The understanding of oneself is not a result, a culmination; it is seeing oneself from moment to moment in the mirror of relationship - one's relationship to property, to things, to people and to ideas. But we find it difficult to be alert, to be aware, and we prefer to dull our minds by following a method, by accepting authorities, superstitions and gratifying theories; so our minds become weary, exhausted and insensitive. Such a mind cannot be in a state of creativeness. That state of creativeness comes only when the self, which is the process of recognition and accumulation, ceases to be; because, after all, consciousness as the `me' is the centre of recognition, and recognition is merely the process of the accumulation of experience. But we are all afraid to be nothing, because we all want to be something.
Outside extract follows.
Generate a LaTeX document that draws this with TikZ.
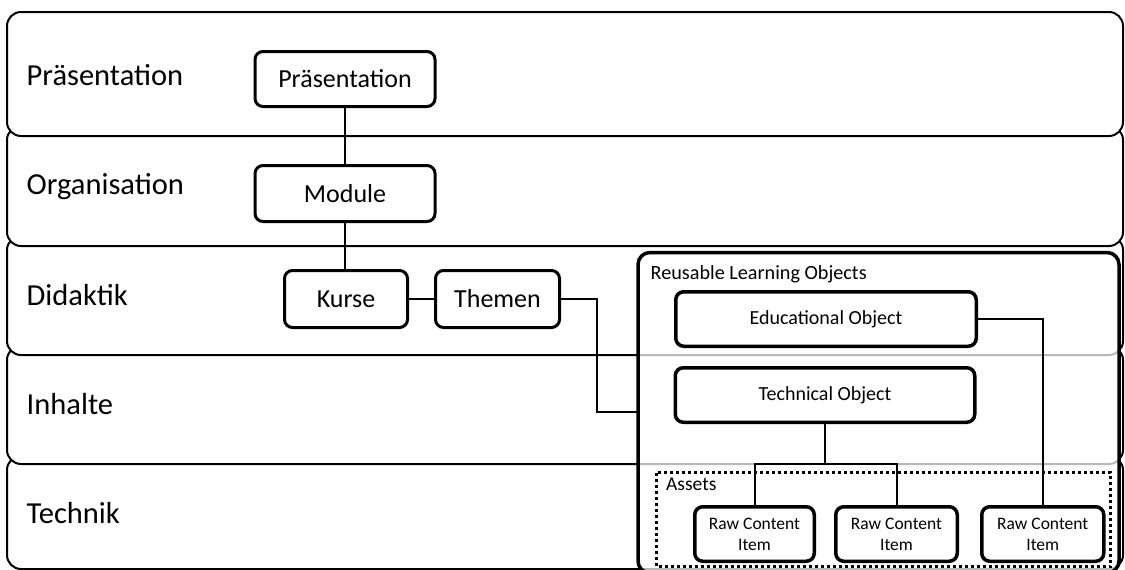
\documentclass[tikz,border=0pt]{standalone}
\usepackage{fontspec}
\setmainfont{Carlito}
\usetikzlibrary{calc}

\tikzset{
  band/.style={draw, line width=2pt, rounded corners=14pt, fill=white,
    minimum width=1116pt, inner sep=0pt},
  layerlabel/.style={anchor=base west, inner sep=0pt,
    font=\fontsize{30.5}{36}\selectfont},
  box/.style={draw, line width=3pt, rounded corners=8pt, fill=white,
    inner sep=0pt, align=center, font=\fontsize{26}{30}\selectfont},
  objbox/.style={box, line width=3.5pt, font=\fontsize{20}{24}\selectfont},
  rawbox/.style={objbox, font=\fontsize{17.5}{21}\selectfont},
  grouplabel/.style={anchor=base west, inner sep=0pt,
    font=\fontsize{20.2}{24}\selectfont},
  link/.style={line width=2pt},
}

\begin{document}
\begin{tikzpicture}[x=1pt, y=-1pt]
\useasboundingbox (0,0) rectangle (1125,570);

% layer bands, lowest first so each upper band overlaps the next one
\node[band, minimum height=113pt] (technik)  at (565,512.5) {};
\node[band, minimum height=118pt] (inhalte)  at (565,405) {};
\node[band, minimum height=119pt] (didaktik) at (565,295.5) {};
\node[band, minimum height=120pt] (organisation) at (565,186) {};
\node[band, minimum height=124pt] (praesentation) at (565,74) {};

% layer names
\node[layerlabel] (lpraes) at (26.5,85)  {Präsentation};
\node[layerlabel] (lorg)   at (26.5,194) {Organisation};
\node[layerlabel] (ldid)   at (26.5,305) {Didaktik};
\node[layerlabel] (linh)   at (26.5,414) {Inhalte};
\node[layerlabel] (ltech)  at (26.5,523) {Technik};

% structure on the left
\node[box, minimum width=180pt, minimum height=55pt] (pres)   at (345,79)    {Präsentation};
\node[box, minimum width=180pt, minimum height=56pt] (mod)    at (345,193.5) {Module};
\node[box, minimum width=123pt, minimum height=57pt] (kurse)  at (346,299)   {Kurse};
\node[box, minimum width=124pt, minimum height=57pt] (themen) at (497.5,299) {Themen};

% reusable learning objects container (translucent, band edges show through)
\draw[line width=3.5pt, rounded corners=12pt, fill=white, fill opacity=0.72]
  (638,252.5) rectangle (1119,573);
\coordinate (rloin) at (638,412);
\node[grouplabel] (rlolabel) at (650.5,279) {Reusable Learning Objects};

% assets group
\draw[line width=3pt, dash pattern=on 3pt off 3pt]
  (656.5,472.5) rectangle (1110.5,566.5);
\node[grouplabel, font=\fontsize{19.5}{24}\selectfont] (assetslabel) at (666,490) {Assets};

% objects
\node[objbox, minimum width=300.5pt, minimum height=54.5pt] (edu)  at (826,319)   {Educational Object};
\node[objbox, minimum width=299.5pt, minimum height=54.5pt] (tech) at (825,395)   {Technical Object};
\node[rawbox, minimum width=119.5pt, minimum height=54.5pt] (raw1) at (754.5,534) {Raw Content\\Item};
\node[rawbox, minimum width=121.5pt, minimum height=54.5pt] (raw2) at (896.5,534) {Raw Content\\Item};
\node[rawbox, minimum width=122pt,   minimum height=54.5pt] (raw3) at (1042.75,534) {Raw Content\\Item};

% connectors
\coordinate (tbend) at (597,0);
\coordinate (hub) at (825,464);
\draw[link] (pres.south) -- (mod.north);
\draw[link] (mod.south) -- (mod.south |- kurse.north);
\draw[link] (kurse.east) -- (themen.west);
\draw[link] (themen.east) -- (themen.east -| tbend) |- (rloin);
\draw[link] (tech.south) -- (hub);
\draw[link] (raw1.north) |- (hub) -| (raw2.north);
\draw[link] (edu.east) -| (raw3.north);
\end{tikzpicture}
\end{document}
The little man wants to be a big man, the unvirtuous wants to be virtuous, the weak and obscure crave power, position and authority. This is the incessant activity of the mind. Such a mind cannot be quiet and therefore can never understand the state of creativeness.

In order to transform the world about us, with its misery, wars, unemployment, starvation, class divisions and utter confusion, there must be a transformation in ourselves. The revolution must begin within oneself - but not according to any belief or ideology, because revolution based on an idea, or in conformity to a particular pattern, is obviously no revolution at all. To bring about a fundamental revolution in oneself one must understand the whole process of one's thought and feeling in relationship. That is the only solution to all our problems, not to have more disciplines, more beliefs, more ideologies and more teachers. If we can understand ourselves as we are from moment to moment without the process of accumulation, then we shall see how there comes a tranquility that is not a product of the mind, a tranquility that is neither imagined nor cultivated; and only in that state of tranquility can there be creativeness.